=== DIRECTIONS FOR THIS TASK ===
Print, word for word, the opening line of the data below and every line after it through the line that contains "1, 1, 0, 0, 0];", but not the pictures.

##############################

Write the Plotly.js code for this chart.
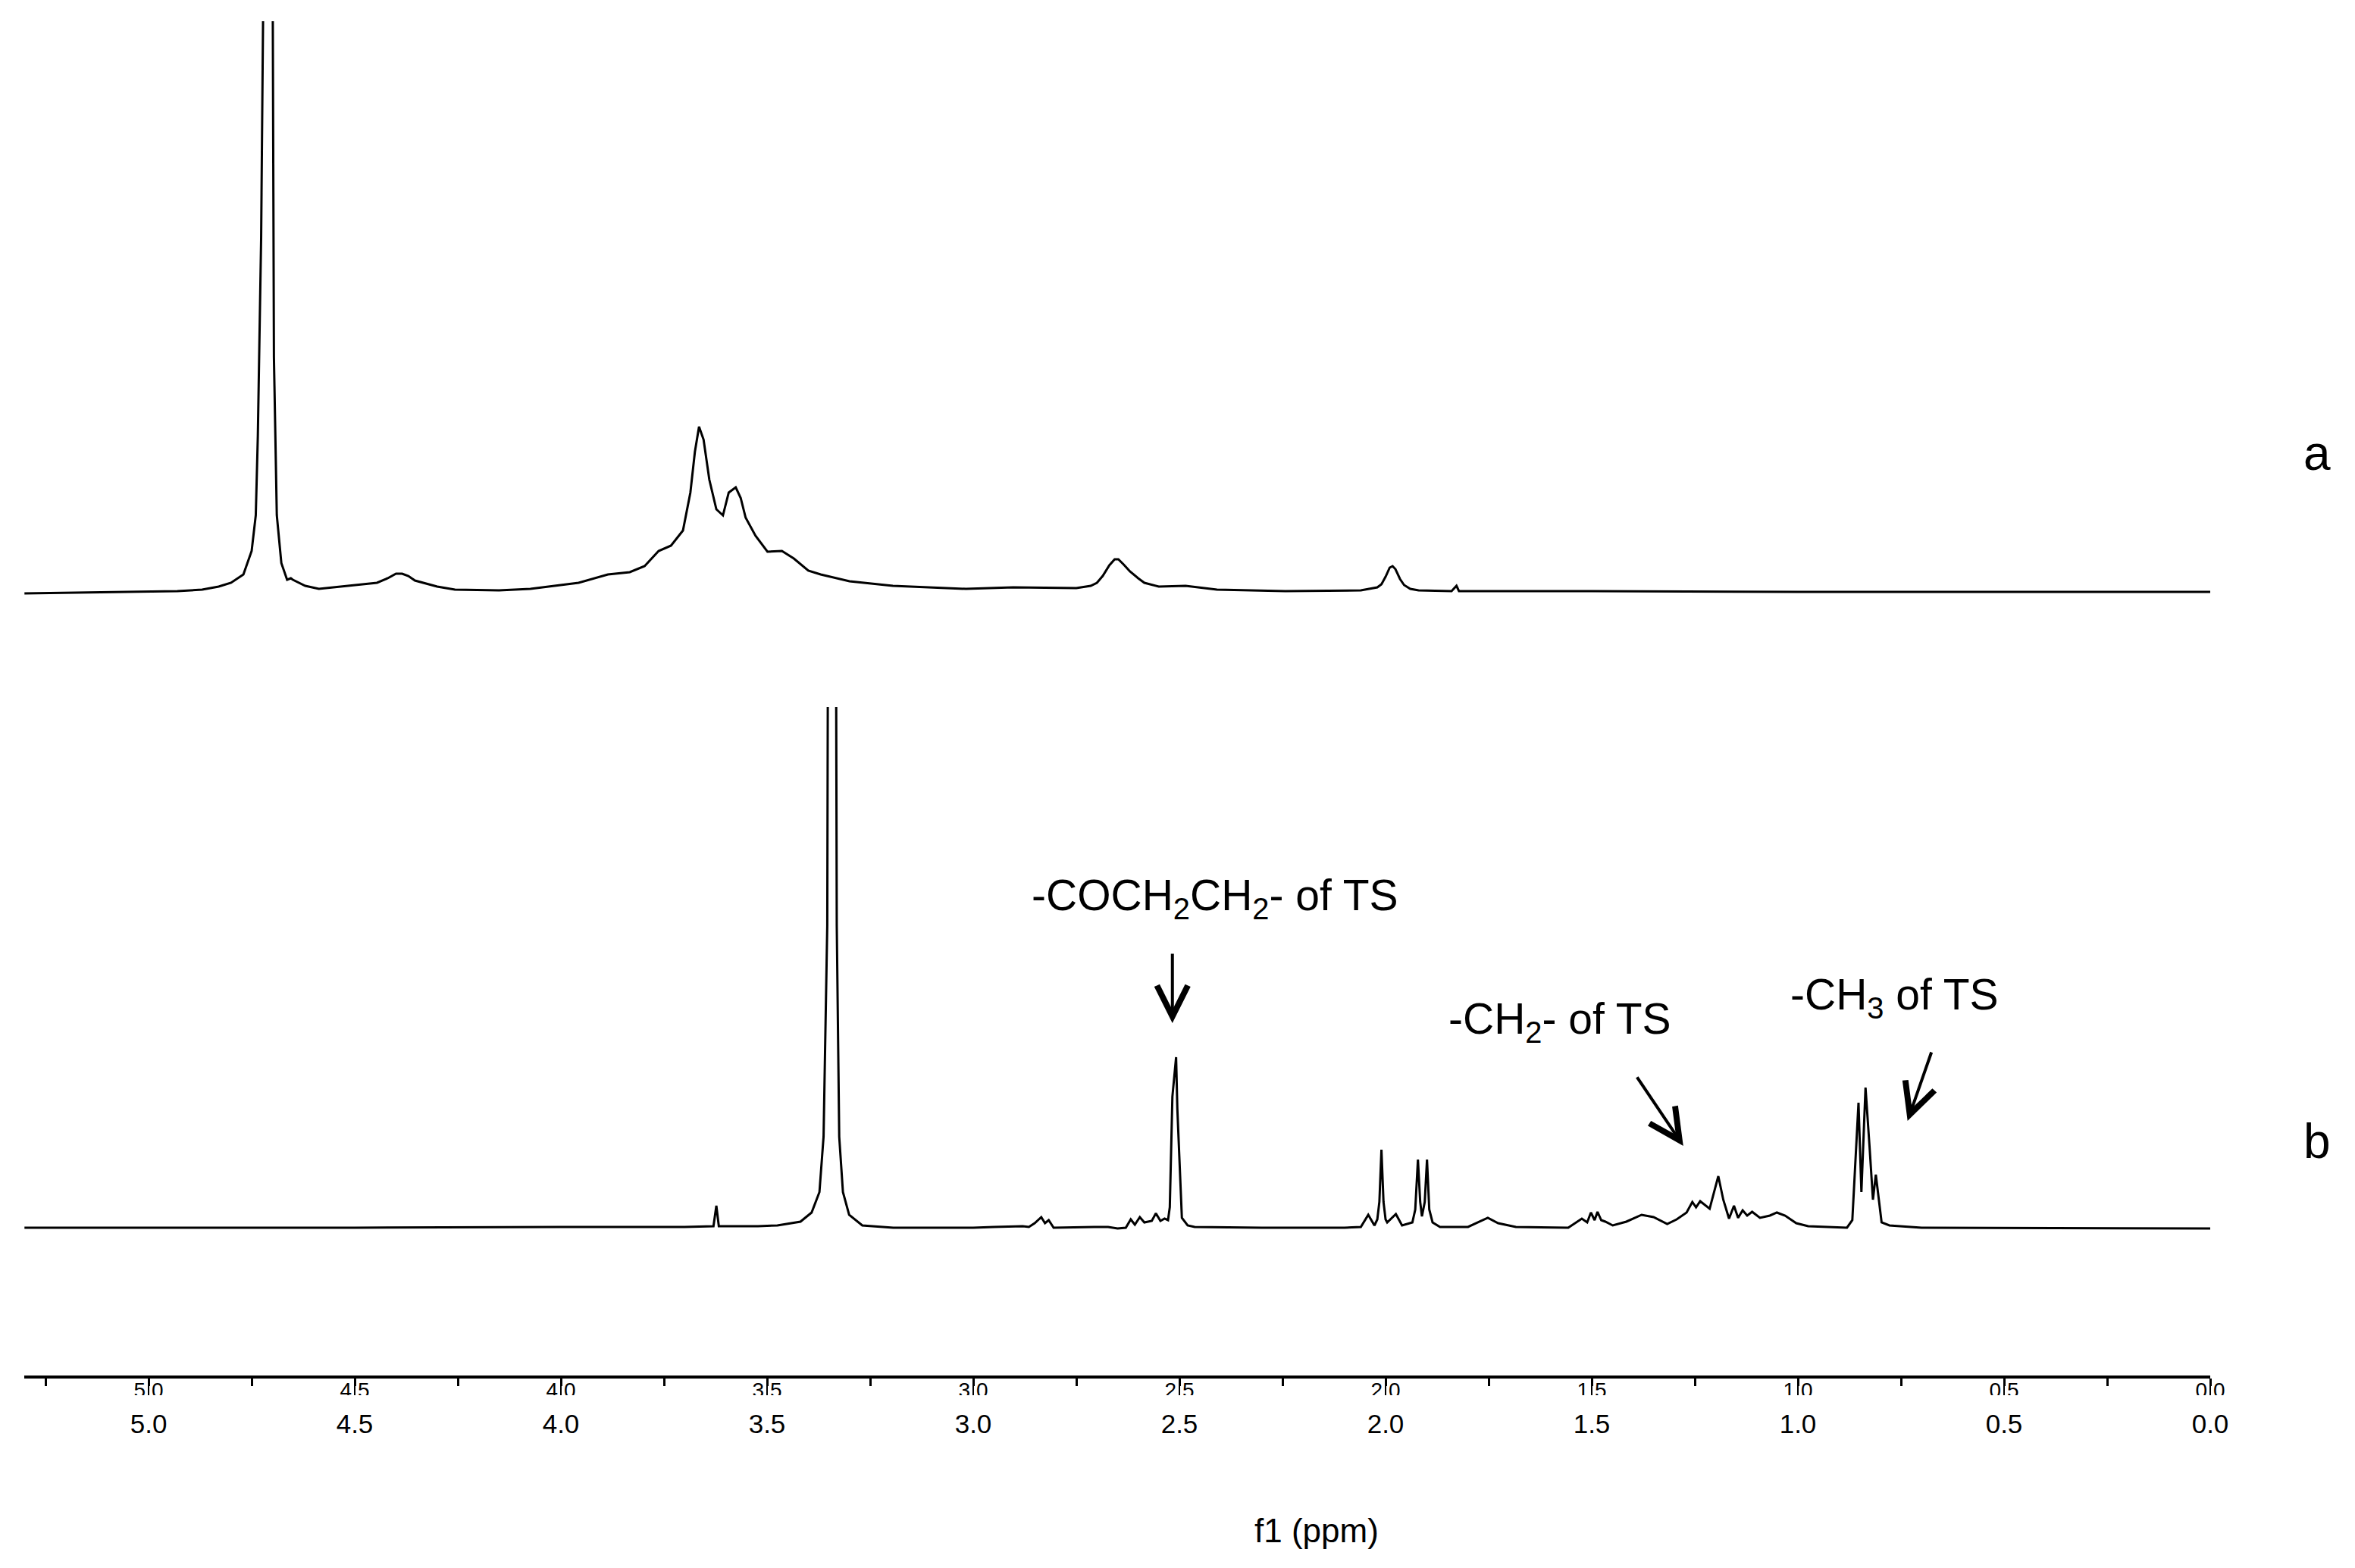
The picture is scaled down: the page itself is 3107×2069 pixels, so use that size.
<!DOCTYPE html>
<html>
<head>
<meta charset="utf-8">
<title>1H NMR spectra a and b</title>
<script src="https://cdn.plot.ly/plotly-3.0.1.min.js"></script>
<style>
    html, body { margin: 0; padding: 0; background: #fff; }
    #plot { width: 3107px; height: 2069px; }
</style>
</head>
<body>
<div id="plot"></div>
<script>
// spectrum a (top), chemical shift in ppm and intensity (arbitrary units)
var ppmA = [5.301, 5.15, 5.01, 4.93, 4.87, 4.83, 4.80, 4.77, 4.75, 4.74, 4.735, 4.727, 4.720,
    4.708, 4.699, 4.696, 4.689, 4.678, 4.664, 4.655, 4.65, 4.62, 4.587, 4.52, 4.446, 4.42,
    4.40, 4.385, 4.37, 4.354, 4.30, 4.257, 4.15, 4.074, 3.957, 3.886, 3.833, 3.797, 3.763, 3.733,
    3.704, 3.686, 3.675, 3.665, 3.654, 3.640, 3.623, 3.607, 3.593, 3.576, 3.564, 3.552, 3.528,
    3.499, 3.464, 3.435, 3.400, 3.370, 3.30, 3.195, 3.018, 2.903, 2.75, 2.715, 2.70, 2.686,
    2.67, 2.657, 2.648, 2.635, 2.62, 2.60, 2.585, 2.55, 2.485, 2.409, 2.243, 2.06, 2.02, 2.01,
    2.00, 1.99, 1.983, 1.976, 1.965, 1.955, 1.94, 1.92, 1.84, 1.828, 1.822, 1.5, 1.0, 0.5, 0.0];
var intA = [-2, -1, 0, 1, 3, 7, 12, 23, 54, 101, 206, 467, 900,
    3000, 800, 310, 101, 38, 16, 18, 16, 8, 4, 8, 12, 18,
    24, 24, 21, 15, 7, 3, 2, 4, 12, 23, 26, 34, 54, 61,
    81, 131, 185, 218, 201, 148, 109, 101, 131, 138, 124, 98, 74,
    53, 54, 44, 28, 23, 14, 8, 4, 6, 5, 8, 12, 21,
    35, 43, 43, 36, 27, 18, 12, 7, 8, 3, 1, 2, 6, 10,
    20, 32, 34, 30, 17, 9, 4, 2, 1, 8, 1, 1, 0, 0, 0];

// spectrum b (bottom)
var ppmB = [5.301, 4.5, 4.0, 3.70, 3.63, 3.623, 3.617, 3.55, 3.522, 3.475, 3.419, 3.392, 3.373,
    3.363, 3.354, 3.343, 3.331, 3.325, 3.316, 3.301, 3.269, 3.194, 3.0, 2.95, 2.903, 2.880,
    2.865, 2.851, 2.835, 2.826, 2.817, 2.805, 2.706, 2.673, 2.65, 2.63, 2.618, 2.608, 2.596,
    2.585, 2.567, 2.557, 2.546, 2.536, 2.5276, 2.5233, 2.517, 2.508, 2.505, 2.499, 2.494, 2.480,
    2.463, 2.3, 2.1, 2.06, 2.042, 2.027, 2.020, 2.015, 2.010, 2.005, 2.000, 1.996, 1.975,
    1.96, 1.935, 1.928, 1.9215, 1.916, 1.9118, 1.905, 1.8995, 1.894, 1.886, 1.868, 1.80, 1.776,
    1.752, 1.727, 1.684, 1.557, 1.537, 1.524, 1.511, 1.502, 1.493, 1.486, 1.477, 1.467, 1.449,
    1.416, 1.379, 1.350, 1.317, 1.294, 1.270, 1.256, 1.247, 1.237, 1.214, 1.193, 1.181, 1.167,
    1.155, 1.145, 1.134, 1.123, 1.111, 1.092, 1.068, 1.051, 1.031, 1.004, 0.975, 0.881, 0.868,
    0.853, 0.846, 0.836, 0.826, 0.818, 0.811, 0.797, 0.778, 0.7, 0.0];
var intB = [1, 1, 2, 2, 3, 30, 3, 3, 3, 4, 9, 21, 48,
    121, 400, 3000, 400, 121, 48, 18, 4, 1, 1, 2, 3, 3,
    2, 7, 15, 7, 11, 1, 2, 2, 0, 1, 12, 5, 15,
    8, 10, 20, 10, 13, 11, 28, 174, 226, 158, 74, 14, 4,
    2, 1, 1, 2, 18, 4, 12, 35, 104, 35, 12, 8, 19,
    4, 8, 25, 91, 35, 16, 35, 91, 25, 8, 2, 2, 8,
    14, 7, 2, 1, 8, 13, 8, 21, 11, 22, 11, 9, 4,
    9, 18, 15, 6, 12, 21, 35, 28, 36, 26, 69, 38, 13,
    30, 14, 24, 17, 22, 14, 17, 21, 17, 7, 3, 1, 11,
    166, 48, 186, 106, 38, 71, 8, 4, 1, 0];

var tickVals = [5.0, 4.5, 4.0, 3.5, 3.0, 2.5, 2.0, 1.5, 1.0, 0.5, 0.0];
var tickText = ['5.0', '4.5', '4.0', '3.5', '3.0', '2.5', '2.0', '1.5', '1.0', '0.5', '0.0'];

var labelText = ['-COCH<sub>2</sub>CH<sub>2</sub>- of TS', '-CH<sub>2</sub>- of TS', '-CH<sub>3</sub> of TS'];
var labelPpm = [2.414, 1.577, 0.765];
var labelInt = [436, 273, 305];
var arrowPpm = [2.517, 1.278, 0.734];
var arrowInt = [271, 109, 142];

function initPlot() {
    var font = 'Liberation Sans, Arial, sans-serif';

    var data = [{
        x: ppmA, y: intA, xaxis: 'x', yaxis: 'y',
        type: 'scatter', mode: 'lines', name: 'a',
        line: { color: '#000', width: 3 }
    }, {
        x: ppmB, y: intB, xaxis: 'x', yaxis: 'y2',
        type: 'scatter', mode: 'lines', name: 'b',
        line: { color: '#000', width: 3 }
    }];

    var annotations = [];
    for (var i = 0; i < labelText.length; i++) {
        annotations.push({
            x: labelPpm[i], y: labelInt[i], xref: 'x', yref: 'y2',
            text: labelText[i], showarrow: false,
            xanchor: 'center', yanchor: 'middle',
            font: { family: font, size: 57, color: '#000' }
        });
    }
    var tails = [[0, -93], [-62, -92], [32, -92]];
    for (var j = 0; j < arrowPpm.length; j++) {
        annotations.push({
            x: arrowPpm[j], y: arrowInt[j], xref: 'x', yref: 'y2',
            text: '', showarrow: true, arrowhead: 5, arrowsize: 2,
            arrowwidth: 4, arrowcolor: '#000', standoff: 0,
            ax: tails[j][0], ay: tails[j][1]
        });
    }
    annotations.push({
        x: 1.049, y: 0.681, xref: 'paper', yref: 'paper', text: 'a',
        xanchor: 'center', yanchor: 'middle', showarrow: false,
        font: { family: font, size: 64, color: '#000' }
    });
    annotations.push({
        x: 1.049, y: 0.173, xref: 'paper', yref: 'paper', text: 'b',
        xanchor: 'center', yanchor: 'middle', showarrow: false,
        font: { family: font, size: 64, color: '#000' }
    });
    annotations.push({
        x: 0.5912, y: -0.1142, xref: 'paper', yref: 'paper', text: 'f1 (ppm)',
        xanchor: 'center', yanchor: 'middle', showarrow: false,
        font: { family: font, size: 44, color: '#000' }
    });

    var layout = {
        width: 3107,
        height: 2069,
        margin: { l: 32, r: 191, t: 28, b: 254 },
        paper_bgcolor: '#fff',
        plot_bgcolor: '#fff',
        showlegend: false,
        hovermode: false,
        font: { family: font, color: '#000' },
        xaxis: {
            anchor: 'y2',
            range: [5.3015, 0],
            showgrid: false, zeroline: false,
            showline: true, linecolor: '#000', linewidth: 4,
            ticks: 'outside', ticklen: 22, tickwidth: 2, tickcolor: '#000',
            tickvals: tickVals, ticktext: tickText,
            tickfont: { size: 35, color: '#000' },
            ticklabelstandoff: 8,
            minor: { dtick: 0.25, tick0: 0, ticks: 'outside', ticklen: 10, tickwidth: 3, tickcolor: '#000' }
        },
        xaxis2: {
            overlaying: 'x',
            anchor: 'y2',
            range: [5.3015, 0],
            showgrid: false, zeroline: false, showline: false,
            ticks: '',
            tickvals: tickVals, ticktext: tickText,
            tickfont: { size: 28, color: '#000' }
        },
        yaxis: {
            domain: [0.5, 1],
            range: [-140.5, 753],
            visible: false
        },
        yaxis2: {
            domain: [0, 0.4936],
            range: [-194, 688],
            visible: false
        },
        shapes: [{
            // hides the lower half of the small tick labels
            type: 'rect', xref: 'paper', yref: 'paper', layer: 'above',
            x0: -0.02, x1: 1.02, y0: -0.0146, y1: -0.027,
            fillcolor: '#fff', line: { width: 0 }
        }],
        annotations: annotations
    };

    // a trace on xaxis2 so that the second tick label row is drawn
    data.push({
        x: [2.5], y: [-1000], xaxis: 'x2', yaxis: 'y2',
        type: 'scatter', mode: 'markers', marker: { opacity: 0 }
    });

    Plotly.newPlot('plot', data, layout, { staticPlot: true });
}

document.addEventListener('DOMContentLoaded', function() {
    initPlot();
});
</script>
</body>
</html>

##############################

=== EXERCISE SOLUTION ===
Write the Plotly.js code for this chart.
The picture is scaled down: the page itself is 3107×2069 pixels, so use that size.
<!DOCTYPE html>
<html>
<head>
<meta charset="utf-8">
<title>1H NMR spectra a and b</title>
<script src="https://cdn.plot.ly/plotly-3.0.1.min.js"></script>
<style>
    html, body { margin: 0; padding: 0; background: #fff; }
    #plot { width: 3107px; height: 2069px; }
</style>
</head>
<body>
<div id="plot"></div>
<script>
// spectrum a (top), chemical shift in ppm and intensity (arbitrary units)
var ppmA = [5.301, 5.15, 5.01, 4.93, 4.87, 4.83, 4.80, 4.77, 4.75, 4.74, 4.735, 4.727, 4.720,
    4.708, 4.699, 4.696, 4.689, 4.678, 4.664, 4.655, 4.65, 4.62, 4.587, 4.52, 4.446, 4.42,
    4.40, 4.385, 4.37, 4.354, 4.30, 4.257, 4.15, 4.074, 3.957, 3.886, 3.833, 3.797, 3.763, 3.733,
    3.704, 3.686, 3.675, 3.665, 3.654, 3.640, 3.623, 3.607, 3.593, 3.576, 3.564, 3.552, 3.528,
    3.499, 3.464, 3.435, 3.400, 3.370, 3.30, 3.195, 3.018, 2.903, 2.75, 2.715, 2.70, 2.686,
    2.67, 2.657, 2.648, 2.635, 2.62, 2.60, 2.585, 2.55, 2.485, 2.409, 2.243, 2.06, 2.02, 2.01,
    2.00, 1.99, 1.983, 1.976, 1.965, 1.955, 1.94, 1.92, 1.84, 1.828, 1.822, 1.5, 1.0, 0.5, 0.0];
var intA = [-2, -1, 0, 1, 3, 7, 12, 23, 54, 101, 206, 467, 900,
    3000, 800, 310, 101, 38, 16, 18, 16, 8, 4, 8, 12, 18,
    24, 24, 21, 15, 7, 3, 2, 4, 12, 23, 26, 34, 54, 61,
    81, 131, 185, 218, 201, 148, 109, 101, 131, 138, 124, 98, 74,
    53, 54, 44, 28, 23, 14, 8, 4, 6, 5, 8, 12, 21,
    35, 43, 43, 36, 27, 18, 12, 7, 8, 3, 1, 2, 6, 10,
    20, 32, 34, 30, 17, 9, 4, 2, 1, 8, 1, 1, 0, 0, 0];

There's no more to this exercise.